On raconte que Marseille est faite de 111 villages. Du Vieux-Port de Pagnol à l’Estaque rendu célèbre par les films de Guédiguian, cette rétrospective arpente cette ville protéiforme. Si le premier continue d’imprégner l’imaginaire marseillais avec la trilogie qu’il lui consacre dans les années 30, le second en propose un tableau loin des tropes associés à la cité phocéenne, - films de gangsters en tête -, saisissant avec une humanité rare le quotidien de ses habitants. Au-delà de leurs différences, leurs films dessinent en creux une image de Marseille faite de solidarité entre voisinage et portant haut les valeurs du collectif, à travers deux troupes d’acteurs étincelantes.
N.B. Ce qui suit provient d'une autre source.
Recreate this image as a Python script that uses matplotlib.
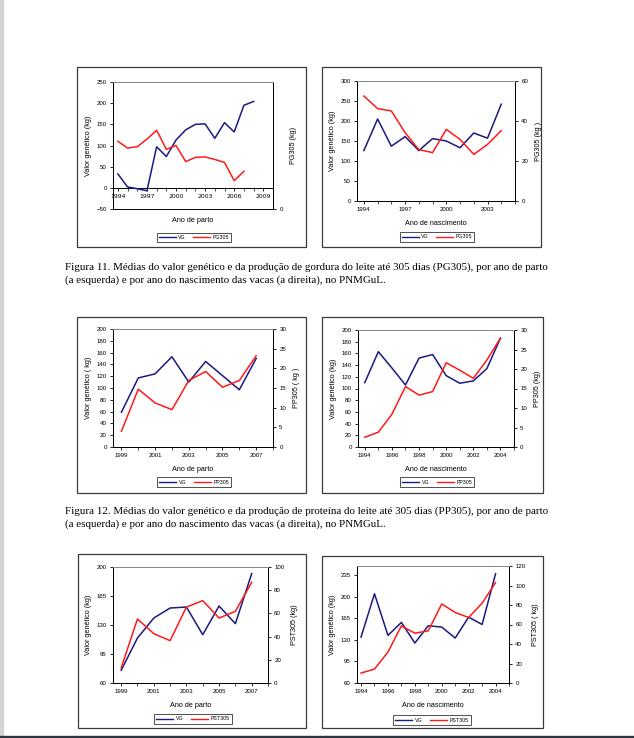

À l’orée des années 30, le cinéma vit une révolution : l’arrivée progressive des films parlants sur les écrans. Ce qui va vite devenir la norme provoque d’abord des réticences, entre la nouveauté du procédé et le mauvais équipement des salles. L’un des premiers à croire au parlant en France n’est d’ailleurs pas cinéaste : il s’agit de Marcel Pagnol, alors auteur de théâtre à succès. Il y voit un pont entre littérature et 7e art, mais aussi la possibilité de capter les différentes tonalités des parlers locaux, d’en faire entendre la musique. Dès 1931, Pagnol se rapproche de la Paramount et, épaulé d’Alexander Korda, adapte pour l’écran sa pièce Marius, avec déjà en tête l’idée d’une trilogie marseillaise. L’immense succès du film l’encourage dans cette voie : l’année suivante, il crée sa propre société de production et s’attèle, avec Marc Allégret cette fois, à l’adaptation de Fanny ; avant de réaliser lui-même César en 1936, qui sort au cinéma avant d’être réécrit pour le théâtre.
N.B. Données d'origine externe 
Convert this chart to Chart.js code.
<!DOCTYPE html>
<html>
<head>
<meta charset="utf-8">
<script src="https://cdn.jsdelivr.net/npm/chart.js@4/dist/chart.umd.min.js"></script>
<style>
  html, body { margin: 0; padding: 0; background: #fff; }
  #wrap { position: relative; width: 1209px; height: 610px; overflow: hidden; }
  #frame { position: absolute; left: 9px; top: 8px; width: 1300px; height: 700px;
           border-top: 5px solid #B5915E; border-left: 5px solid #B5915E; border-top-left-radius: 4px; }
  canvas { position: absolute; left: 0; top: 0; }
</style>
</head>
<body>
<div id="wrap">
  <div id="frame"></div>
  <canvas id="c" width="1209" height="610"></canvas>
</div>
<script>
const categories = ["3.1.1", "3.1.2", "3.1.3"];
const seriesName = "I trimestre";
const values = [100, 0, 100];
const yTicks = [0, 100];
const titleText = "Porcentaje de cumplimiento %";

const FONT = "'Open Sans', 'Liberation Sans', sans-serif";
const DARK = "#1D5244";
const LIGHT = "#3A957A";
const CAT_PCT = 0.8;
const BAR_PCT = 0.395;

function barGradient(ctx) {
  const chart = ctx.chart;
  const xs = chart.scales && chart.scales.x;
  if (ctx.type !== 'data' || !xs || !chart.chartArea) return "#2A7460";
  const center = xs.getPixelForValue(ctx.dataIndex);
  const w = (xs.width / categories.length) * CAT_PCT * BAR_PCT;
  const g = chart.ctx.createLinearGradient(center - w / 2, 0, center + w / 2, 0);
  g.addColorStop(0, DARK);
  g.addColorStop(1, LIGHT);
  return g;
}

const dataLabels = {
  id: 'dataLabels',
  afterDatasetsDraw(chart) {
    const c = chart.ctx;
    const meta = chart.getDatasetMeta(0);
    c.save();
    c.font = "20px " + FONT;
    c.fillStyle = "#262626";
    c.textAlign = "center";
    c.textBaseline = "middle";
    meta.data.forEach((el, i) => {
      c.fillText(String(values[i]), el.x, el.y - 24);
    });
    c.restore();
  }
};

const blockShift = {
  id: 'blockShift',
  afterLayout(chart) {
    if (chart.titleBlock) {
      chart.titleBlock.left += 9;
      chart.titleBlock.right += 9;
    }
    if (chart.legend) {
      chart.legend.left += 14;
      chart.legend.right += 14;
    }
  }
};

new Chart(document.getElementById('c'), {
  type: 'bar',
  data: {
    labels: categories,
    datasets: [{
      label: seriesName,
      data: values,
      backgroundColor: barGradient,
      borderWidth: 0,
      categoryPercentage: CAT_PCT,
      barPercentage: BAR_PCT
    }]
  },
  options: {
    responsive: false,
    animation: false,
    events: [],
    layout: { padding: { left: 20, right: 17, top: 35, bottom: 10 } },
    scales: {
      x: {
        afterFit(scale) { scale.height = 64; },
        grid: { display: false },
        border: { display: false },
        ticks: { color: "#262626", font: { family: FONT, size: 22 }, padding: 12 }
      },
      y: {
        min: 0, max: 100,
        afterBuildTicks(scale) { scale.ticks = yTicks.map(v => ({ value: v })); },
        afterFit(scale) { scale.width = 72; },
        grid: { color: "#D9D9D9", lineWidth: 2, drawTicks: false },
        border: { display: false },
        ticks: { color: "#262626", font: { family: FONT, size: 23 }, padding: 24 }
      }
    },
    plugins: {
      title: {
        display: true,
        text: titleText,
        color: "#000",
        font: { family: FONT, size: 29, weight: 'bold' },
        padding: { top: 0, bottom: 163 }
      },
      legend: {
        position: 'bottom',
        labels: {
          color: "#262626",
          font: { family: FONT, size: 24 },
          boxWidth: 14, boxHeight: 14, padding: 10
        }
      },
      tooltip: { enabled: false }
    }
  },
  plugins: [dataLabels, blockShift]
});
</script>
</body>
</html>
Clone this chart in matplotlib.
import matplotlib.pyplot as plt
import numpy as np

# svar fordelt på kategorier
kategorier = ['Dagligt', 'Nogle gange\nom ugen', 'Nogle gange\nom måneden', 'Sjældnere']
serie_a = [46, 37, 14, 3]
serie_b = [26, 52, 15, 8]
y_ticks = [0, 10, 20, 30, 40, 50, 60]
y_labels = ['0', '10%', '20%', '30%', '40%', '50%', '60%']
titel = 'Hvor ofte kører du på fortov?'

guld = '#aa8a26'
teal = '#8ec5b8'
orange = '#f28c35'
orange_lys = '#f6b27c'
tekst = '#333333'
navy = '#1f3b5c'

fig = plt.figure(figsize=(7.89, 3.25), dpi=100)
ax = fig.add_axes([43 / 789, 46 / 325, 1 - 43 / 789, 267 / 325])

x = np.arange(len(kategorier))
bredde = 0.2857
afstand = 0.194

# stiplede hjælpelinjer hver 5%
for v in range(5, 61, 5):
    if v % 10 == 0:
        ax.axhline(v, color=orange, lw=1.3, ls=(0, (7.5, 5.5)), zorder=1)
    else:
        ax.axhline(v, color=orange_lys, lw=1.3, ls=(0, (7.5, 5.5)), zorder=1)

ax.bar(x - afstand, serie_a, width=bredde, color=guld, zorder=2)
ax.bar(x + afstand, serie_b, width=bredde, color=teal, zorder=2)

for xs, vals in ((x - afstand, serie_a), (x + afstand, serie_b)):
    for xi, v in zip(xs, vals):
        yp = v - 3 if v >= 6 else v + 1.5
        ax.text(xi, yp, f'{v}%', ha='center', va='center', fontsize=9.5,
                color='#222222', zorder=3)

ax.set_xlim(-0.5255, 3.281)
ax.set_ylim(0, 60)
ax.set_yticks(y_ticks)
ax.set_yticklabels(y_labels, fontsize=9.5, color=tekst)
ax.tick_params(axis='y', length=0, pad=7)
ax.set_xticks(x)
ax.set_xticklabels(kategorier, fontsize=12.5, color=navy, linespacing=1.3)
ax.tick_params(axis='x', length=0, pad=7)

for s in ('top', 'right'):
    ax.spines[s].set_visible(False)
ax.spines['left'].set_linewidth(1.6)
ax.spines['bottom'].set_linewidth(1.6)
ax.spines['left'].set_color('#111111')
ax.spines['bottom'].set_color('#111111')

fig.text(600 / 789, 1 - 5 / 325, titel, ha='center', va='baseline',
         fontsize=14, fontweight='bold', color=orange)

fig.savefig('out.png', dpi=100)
La trilogie, qui capture une certaine idée de Marseille, fixant au passage certains marqueurs, de l’accent à la partie de carte, connaît ensuite un succès mondial. La troupe d’acteurs que l’on retrouve de films en films deviennent des images emblématiques de la ville, ainsi que le quartier du Vieux-Port, qui en porte la marque folklorique et reste un lieu de pèlerinage pagnolesque. Ce qui frappe aujourd'hui est pourtant davantage le caractère universel de la fresque méditerranéenne : les amours tumultueuses de Marius et Fanny servent de toile de fond à un vaste portrait de mœurs, évoquant tant l’appel de la mer que le poids de l’honneur, les arrangements avec la paternité, ou la difficile situation des filles-mères. Entre comédie et mélodrame, les trois films développent des intensités émotionnelles d’une sidérante vivacité, portées au sommet par l’art de Raimu dont le génie ne cesse d’éclater entre burlesque et sens du tragique.
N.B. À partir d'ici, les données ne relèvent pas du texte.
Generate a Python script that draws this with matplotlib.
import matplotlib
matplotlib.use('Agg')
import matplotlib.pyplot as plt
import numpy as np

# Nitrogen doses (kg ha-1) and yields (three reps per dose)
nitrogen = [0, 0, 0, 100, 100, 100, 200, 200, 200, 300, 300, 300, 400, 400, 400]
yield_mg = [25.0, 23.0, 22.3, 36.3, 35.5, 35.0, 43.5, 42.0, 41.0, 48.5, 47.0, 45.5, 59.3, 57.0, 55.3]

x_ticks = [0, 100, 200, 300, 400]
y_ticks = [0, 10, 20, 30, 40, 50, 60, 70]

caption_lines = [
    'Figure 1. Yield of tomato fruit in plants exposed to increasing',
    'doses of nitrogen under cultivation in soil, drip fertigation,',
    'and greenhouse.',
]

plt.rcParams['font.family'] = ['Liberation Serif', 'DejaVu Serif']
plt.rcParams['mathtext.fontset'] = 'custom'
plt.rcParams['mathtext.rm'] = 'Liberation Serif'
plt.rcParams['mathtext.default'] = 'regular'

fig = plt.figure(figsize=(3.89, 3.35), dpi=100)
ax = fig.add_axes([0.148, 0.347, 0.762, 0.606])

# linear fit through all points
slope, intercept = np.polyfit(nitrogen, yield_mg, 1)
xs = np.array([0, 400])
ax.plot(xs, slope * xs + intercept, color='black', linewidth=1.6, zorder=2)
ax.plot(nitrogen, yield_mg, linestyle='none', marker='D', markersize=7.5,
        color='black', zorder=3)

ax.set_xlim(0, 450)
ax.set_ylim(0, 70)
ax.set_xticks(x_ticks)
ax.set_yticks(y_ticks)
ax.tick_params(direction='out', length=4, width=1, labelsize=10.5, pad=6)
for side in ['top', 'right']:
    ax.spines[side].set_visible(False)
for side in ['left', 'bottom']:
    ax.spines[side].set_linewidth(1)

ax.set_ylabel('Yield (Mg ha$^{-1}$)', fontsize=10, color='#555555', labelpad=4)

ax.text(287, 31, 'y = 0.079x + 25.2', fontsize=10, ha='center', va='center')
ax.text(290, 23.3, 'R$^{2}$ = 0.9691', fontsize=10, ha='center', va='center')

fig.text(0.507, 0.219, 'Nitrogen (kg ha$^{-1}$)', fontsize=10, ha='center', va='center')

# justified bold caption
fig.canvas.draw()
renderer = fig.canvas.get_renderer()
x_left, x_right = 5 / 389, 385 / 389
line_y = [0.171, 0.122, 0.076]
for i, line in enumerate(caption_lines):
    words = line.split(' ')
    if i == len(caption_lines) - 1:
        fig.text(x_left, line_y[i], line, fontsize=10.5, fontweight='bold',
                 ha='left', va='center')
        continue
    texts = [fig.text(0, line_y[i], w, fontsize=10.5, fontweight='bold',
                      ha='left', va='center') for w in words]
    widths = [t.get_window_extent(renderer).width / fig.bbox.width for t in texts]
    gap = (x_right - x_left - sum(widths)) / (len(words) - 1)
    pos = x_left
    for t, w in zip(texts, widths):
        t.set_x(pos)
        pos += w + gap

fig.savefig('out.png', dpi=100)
 Marius s’ouvre par un plan sur les voiles des navires, puis un panorama de la ville, jusqu’à une ruelle du Vieux-Port. Soixante-dix ans plus tard, une autre œuvre s’ouvre sur une vue d’ensemble de Marseille : les images sont en couleur, de grandes tours ont poussé sur les collines et le port abrite désormais de larges ferry. L’incipit de La Ville est tranquille (2000) résonne avec l’œuvre de Pagnol et nous projette dans les thèmes qui traversent l’œuvre de l’autre grand cinéaste de la cité phocéenne : Robert Guédiguian. Si les deux artistes partagent un goût pour le travail de troupe et une prédilection pour les scènes de café (on pense au Bar de la Marine de Marius et au Perroquet bleu d’À la vie, à la mort (1999)), le cinéma de Guédiguian est plus directement engagé dans le portrait social et la peinture des mutations de la ville : ses films sont hantés par une nostalgie ouvrière qui fait aujourd’hui face à une industrialisation en déclin. Au fil de sa filmographie, ses personnages et ses acteurs fétiches se métamorphosent comme la ville elle-même, saisissant au passage les bouleversements politiques de notre temps, comme la montée de l’extrême droite, en toile de fond dans Marius et Jeannette (1997) et au cœur de La Ville est tranquille. La dimension chorale de la communauté de voisinage vire ainsi du côté de la fable philosophique, où l’optimisme, la capacité de résistance et l’humanité des personnages s’élèvent en contre-modèle pour mieux mettre en lumière les contradictions, tensions et défis posés par chaque époque.